▸ **PROVIDED DATA**

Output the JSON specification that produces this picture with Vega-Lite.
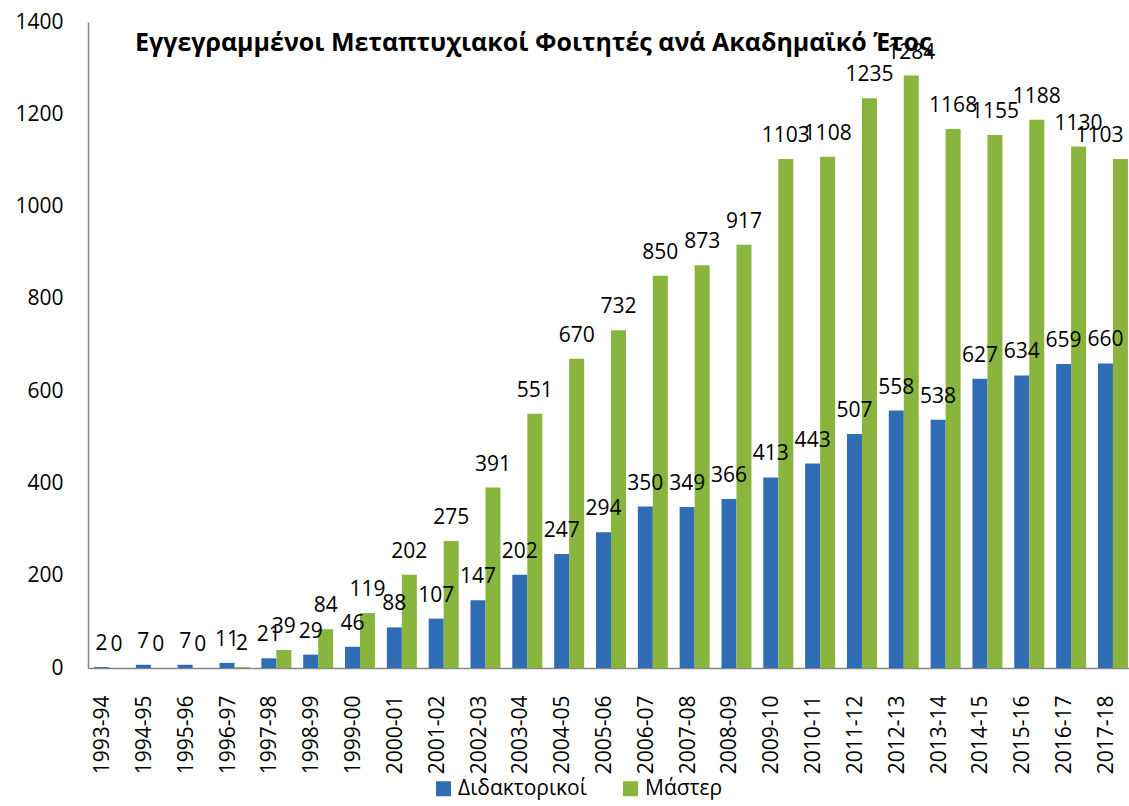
{
  "$schema": "https://vega.github.io/schema/vega-lite/v6.json",
  "width": 1041,
  "height": 646,
  "autosize": {"type": "none"},
  "padding": {"left": 88, "top": 22, "right": 0, "bottom": 138},
  "background": "white",
  "title": {
    "text": "Εγγεγραμμένοι Μεταπτυχιακοί Φοιτητές ανά Ακαδημαϊκό Έτος",
    "orient": "none",
    "anchor": "start",
    "frame": "group",
    "dx": 47,
    "dy": 29,
    "baseline": "alphabetic",
    "font": "Open Sans",
    "fontSize": 25,
    "fontWeight": "bold",
    "color": "#000000"
  },
  "data": {
    "values": [
      {"year": "1993-94", "type": "Διδακτορικοί", "value": 2},
      {"year": "1993-94", "type": "Μάστερ", "value": 0},
      {"year": "1994-95", "type": "Διδακτορικοί", "value": 7},
      {"year": "1994-95", "type": "Μάστερ", "value": 0},
      {"year": "1995-96", "type": "Διδακτορικοί", "value": 7},
      {"year": "1995-96", "type": "Μάστερ", "value": 0},
      {"year": "1996-97", "type": "Διδακτορικοί", "value": 11},
      {"year": "1996-97", "type": "Μάστερ", "value": 2},
      {"year": "1997-98", "type": "Διδακτορικοί", "value": 21},
      {"year": "1997-98", "type": "Μάστερ", "value": 39},
      {"year": "1998-99", "type": "Διδακτορικοί", "value": 29},
      {"year": "1998-99", "type": "Μάστερ", "value": 84},
      {"year": "1999-00", "type": "Διδακτορικοί", "value": 46},
      {"year": "1999-00", "type": "Μάστερ", "value": 119},
      {"year": "2000-01", "type": "Διδακτορικοί", "value": 88},
      {"year": "2000-01", "type": "Μάστερ", "value": 202},
      {"year": "2001-02", "type": "Διδακτορικοί", "value": 107},
      {"year": "2001-02", "type": "Μάστερ", "value": 275},
      {"year": "2002-03", "type": "Διδακτορικοί", "value": 147},
      {"year": "2002-03", "type": "Μάστερ", "value": 391},
      {"year": "2003-04", "type": "Διδακτορικοί", "value": 202},
      {"year": "2003-04", "type": "Μάστερ", "value": 551},
      {"year": "2004-05", "type": "Διδακτορικοί", "value": 247},
      {"year": "2004-05", "type": "Μάστερ", "value": 670},
      {"year": "2005-06", "type": "Διδακτορικοί", "value": 294},
      {"year": "2005-06", "type": "Μάστερ", "value": 732},
      {"year": "2006-07", "type": "Διδακτορικοί", "value": 350},
      {"year": "2006-07", "type": "Μάστερ", "value": 850},
      {"year": "2007-08", "type": "Διδακτορικοί", "value": 349},
      {"year": "2007-08", "type": "Μάστερ", "value": 873},
      {"year": "2008-09", "type": "Διδακτορικοί", "value": 366},
      {"year": "2008-09", "type": "Μάστερ", "value": 917},
      {"year": "2009-10", "type": "Διδακτορικοί", "value": 413},
      {"year": "2009-10", "type": "Μάστερ", "value": 1103},
      {"year": "2010-11", "type": "Διδακτορικοί", "value": 443},
      {"year": "2010-11", "type": "Μάστερ", "value": 1108},
      {"year": "2011-12", "type": "Διδακτορικοί", "value": 507},
      {"year": "2011-12", "type": "Μάστερ", "value": 1235},
      {"year": "2012-13", "type": "Διδακτορικοί", "value": 558},
      {"year": "2012-13", "type": "Μάστερ", "value": 1284},
      {"year": "2013-14", "type": "Διδακτορικοί", "value": 538},
      {"year": "2013-14", "type": "Μάστερ", "value": 1168},
      {"year": "2014-15", "type": "Διδακτορικοί", "value": 627},
      {"year": "2014-15", "type": "Μάστερ", "value": 1155},
      {"year": "2015-16", "type": "Διδακτορικοί", "value": 634},
      {"year": "2015-16", "type": "Μάστερ", "value": 1188},
      {"year": "2016-17", "type": "Διδακτορικοί", "value": 659},
      {"year": "2016-17", "type": "Μάστερ", "value": 1130},
      {"year": "2017-18", "type": "Διδακτορικοί", "value": 660},
      {"year": "2017-18", "type": "Μάστερ", "value": 1103}
    ]
  },
  "encoding": {
    "x": {
      "field": "year",
      "type": "nominal",
      "sort": null,
      "scale": {"paddingInner": 0.283, "paddingOuter": 0.085, "align": 0.85},
      "axis": {
        "title": null,
        "labelAngle": -90,
        "labelFont": "Open Sans",
        "labelFontSize": 21,
        "labelColor": "#000000",
        "labelPadding": 27,
        "labelOffset": -6,
        "ticks": false,
        "domainColor": "#868686",
        "domainWidth": 1.5,
        "grid": false
      }
    },
    "xOffset": {
      "field": "type",
      "type": "nominal",
      "sort": ["Διδακτορικοί", "Μάστερ"],
      "scale": {"paddingInner": 0, "paddingOuter": 0}
    },
    "y": {
      "field": "value",
      "type": "quantitative",
      "scale": {"domain": [0, 1400], "nice": false},
      "axis": {
        "title": null,
        "values": [0, 200, 400, 600, 800, 1000, 1200, 1400],
        "format": "d",
        "labelFont": "Open Sans",
        "labelFontSize": 21,
        "labelColor": "#000000",
        "labelPadding": 25,
        "ticks": false,
        "grid": false,
        "domainColor": "#868686",
        "domainWidth": 1.5
      }
    }
  },
  "layer": [
    {
      "mark": {"type": "bar"},
      "encoding": {
        "color": {
          "field": "type",
          "type": "nominal",
          "sort": ["Διδακτορικοί", "Μάστερ"],
          "scale": {"domain": ["Διδακτορικοί", "Μάστερ"], "range": ["#2f6cb4", "#89b43e"]},
          "legend": {
            "title": null,
            "orient": "none",
            "direction": "horizontal",
            "legendX": 345,
            "legendY": 756,
            "padding": 0,
            "symbolType": "square",
            "symbolSize": 225,
            "symbolStrokeWidth": 0,
            "labelFont": "Open Sans",
            "labelFontSize": 21,
            "labelColor": "#000000",
            "labelOffset": 4,
            "columnPadding": 33
          }
        }
      }
    },
    {
      "transform": [{"filter": "!(datum.year == '2017-18' && datum.type == 'Μάστερ')"}],
      "mark": {
        "type": "text",
        "baseline": "alphabetic",
        "align": "center",
        "dy": -17,
        "font": "Open Sans",
        "fontSize": 21,
        "color": "#000000"
      },
      "encoding": {
        "text": {"field": "value", "type": "quantitative"}
      }
    },
    {
      "transform": [{"filter": "datum.year == '2017-18' && datum.type == 'Μάστερ'"}],
      "mark": {
        "type": "text",
        "baseline": "alphabetic",
        "align": "center",
        "dx": -21,
        "dy": -17,
        "font": "Open Sans",
        "fontSize": 21,
        "color": "#000000"
      },
      "encoding": {
        "text": {"field": "value", "type": "quantitative"}
      }
    }
  ],
  "config": {
    "view": {"stroke": null}
  }
}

▸ **OBJECTIVE**
All of the data needs repeating exactly, but the pictures do not.

▸ **REPLY TO THE TASK**
Output the JSON specification that produces this picture with Vega-Lite.
{
  "$schema": "https://vega.github.io/schema/vega-lite/v6.json",
  "width": 1041,
  "height": 646,
  "autosize": {"type": "none"},
  "padding": {"left": 88, "top": 22, "right": 0, "bottom": 138},
  "background": "white",
  "title": {
    "text": "Εγγεγραμμένοι Μεταπτυχιακοί Φοιτητές ανά Ακαδημαϊκό Έτος",
    "orient": "none",
    "anchor": "start",
    "frame": "group",
    "dx": 47,
    "dy": 29,
    "baseline": "alphabetic",
    "font": "Open Sans",
    "fontSize": 25,
    "fontWeight": "bold",
    "color": "#000000"
  },
  "data": {
    "values": [
      {"year": "1993-94", "type": "Διδακτορικοί", "value": 2},
      {"year": "1993-94", "type": "Μάστερ", "value": 0},
      {"year": "1994-95", "type": "Διδακτορικοί", "value": 7},
      {"year": "1994-95", "type": "Μάστερ", "value": 0},
      {"year": "1995-96", "type": "Διδακτορικοί", "value": 7},
      {"year": "1995-96", "type": "Μάστερ", "value": 0},
      {"year": "1996-97", "type": "Διδακτορικοί", "value": 11},
      {"year": "1996-97", "type": "Μάστερ", "value": 2},
      {"year": "1997-98", "type": "Διδακτορικοί", "value": 21},
      {"year": "1997-98", "type": "Μάστερ", "value": 39},
      {"year": "1998-99", "type": "Διδακτορικοί", "value": 29},
      {"year": "1998-99", "type": "Μάστερ", "value": 84},
      {"year": "1999-00", "type": "Διδακτορικοί", "value": 46},
      {"year": "1999-00", "type": "Μάστερ", "value": 119},
      {"year": "2000-01", "type": "Διδακτορικοί", "value": 88},
      {"year": "2000-01", "type": "Μάστερ", "value": 202},
      {"year": "2001-02", "type": "Διδακτορικοί", "value": 107},
      {"year": "2001-02", "type": "Μάστερ", "value": 275},
      {"year": "2002-03", "type": "Διδακτορικοί", "value": 147},
      {"year": "2002-03", "type": "Μάστερ", "value": 391},
      {"year": "2003-04", "type": "Διδακτορικοί", "value": 202},
      {"year": "2003-04", "type": "Μάστερ", "value": 551},
      {"year": "2004-05", "type": "Διδακτορικοί", "value": 247},
      {"year": "2004-05", "type": "Μάστερ", "value": 670},
      {"year": "2005-06", "type": "Διδακτορικοί", "value": 294},
      {"year": "2005-06", "type": "Μάστερ", "value": 732},
      {"year": "2006-07", "type": "Διδακτορικοί", "value": 350},
      {"year": "2006-07", "type": "Μάστερ", "value": 850},
      {"year": "2007-08", "type": "Διδακτορικοί", "value": 349},
      {"year": "2007-08", "type": "Μάστερ", "value": 873},
      {"year": "2008-09", "type": "Διδακτορικοί", "value": 366},
      {"year": "2008-09", "type": "Μάστερ", "value": 917},
      {"year": "2009-10", "type": "Διδακτορικοί", "value": 413},
      {"year": "2009-10", "type": "Μάστερ", "value": 1103},
      {"year": "2010-11", "type": "Διδακτορικοί", "value": 443},
      {"year": "2010-11", "type": "Μάστερ", "value": 1108},
      {"year": "2011-12", "type": "Διδακτορικοί", "value": 507},
      {"year": "2011-12", "type": "Μάστερ", "value": 1235},
      {"year": "2012-13", "type": "Διδακτορικοί", "value": 558},
      {"year": "2012-13", "type": "Μάστερ", "value": 1284},
      {"year": "2013-14", "type": "Διδακτορικοί", "value": 538},
      {"year": "2013-14", "type": "Μάστερ", "value": 1168},
      {"year": "2014-15", "type": "Διδακτορικοί", "value": 627},
      {"year": "2014-15", "type": "Μάστερ", "value": 1155},
      {"year": "2015-16", "type": "Διδακτορικοί", "value": 634},
      {"year": "2015-16", "type": "Μάστερ", "value": 1188},
      {"year": "2016-17", "type": "Διδακτορικοί", "value": 659},
      {"year": "2016-17", "type": "Μάστερ", "value": 1130},
      {"year": "2017-18", "type": "Διδακτορικοί", "value": 660},
      {"year": "2017-18", "type": "Μάστερ", "value": 1103}
    ]
  },
  "encoding": {
    "x": {
      "field": "year",
      "type": "nominal",
      "sort": null,
      "scale": {"paddingInner": 0.283, "paddingOuter": 0.085, "align": 0.85},
      "axis": {
        "title": null,
        "labelAngle": -90,
        "labelFont": "Open Sans",
        "labelFontSize": 21,
        "labelColor": "#000000",
        "labelPadding": 27,
        "labelOffset": -6,
        "ticks": false,
        "domainColor": "#868686",
        "domainWidth": 1.5,
        "grid": false
      }
    },
    "xOffset": {
      "field": "type",
      "type": "nominal",
      "sort": ["Διδακτορικοί", "Μάστερ"],
      "scale": {"paddingInner": 0, "paddingOuter": 0}
    },
    "y": {
      "field": "value",
      "type": "quantitative",
      "scale": {"domain": [0, 1400], "nice": false},
      "axis": {
        "title": null,
        "values": [0, 200, 400, 600, 800, 1000, 1200, 1400],
        "format": "d",
        "labelFont": "Open Sans",
        "labelFontSize": 21,
        "labelColor": "#000000",
        "labelPadding": 25,
        "ticks": false,
        "grid": false,
        "domainColor": "#868686",
        "domainWidth": 1.5
      }
    }
  },
  "layer": [
    {
      "mark": {"type": "bar"},
      "encoding": {
        "color": {
          "field": "type",
          "type": "nominal",
          "sort": ["Διδακτορικοί", "Μάστερ"],
          "scale": {"domain": ["Διδακτορικοί", "Μάστερ"], "range": ["#2f6cb4", "#89b43e"]},
          "legend": {
            "title": null,
            "orient": "none",
            "direction": "horizontal",
            "legendX": 345,
            "legendY": 756,
            "padding": 0,
            "symbolType": "square",
            "symbolSize": 225,
            "symbolStrokeWidth": 0,
            "labelFont": "Open Sans",
            "labelFontSize": 21,
            "labelColor": "#000000",
            "labelOffset": 4,
            "columnPadding": 33
          }
        }
      }
    },
    {
      "transform": [{"filter": "!(datum.year == '2017-18' && datum.type == 'Μάστερ')"}],
      "mark": {
        "type": "text",
        "baseline": "alphabetic",
        "align": "center",
        "dy": -17,
        "font": "Open Sans",
        "fontSize": 21,
        "color": "#000000"
      },
      "encoding": {
        "text": {"field": "value", "type": "quantitative"}
      }
    },
    {
      "transform": [{"filter": "datum.year == '2017-18' && datum.type == 'Μάστερ'"}],
      "mark": {
        "type": "text",
        "baseline": "alphabetic",
        "align": "center",
        "dx": -21,
        "dy": -17,
        "font": "Open Sans",
        "fontSize": 21,
        "color": "#000000"
      },
      "encoding": {
        "text": {"field": "value", "type": "quantitative"}
      }
    }
  ],
  "config": {
    "view": {"stroke": null}
  }
}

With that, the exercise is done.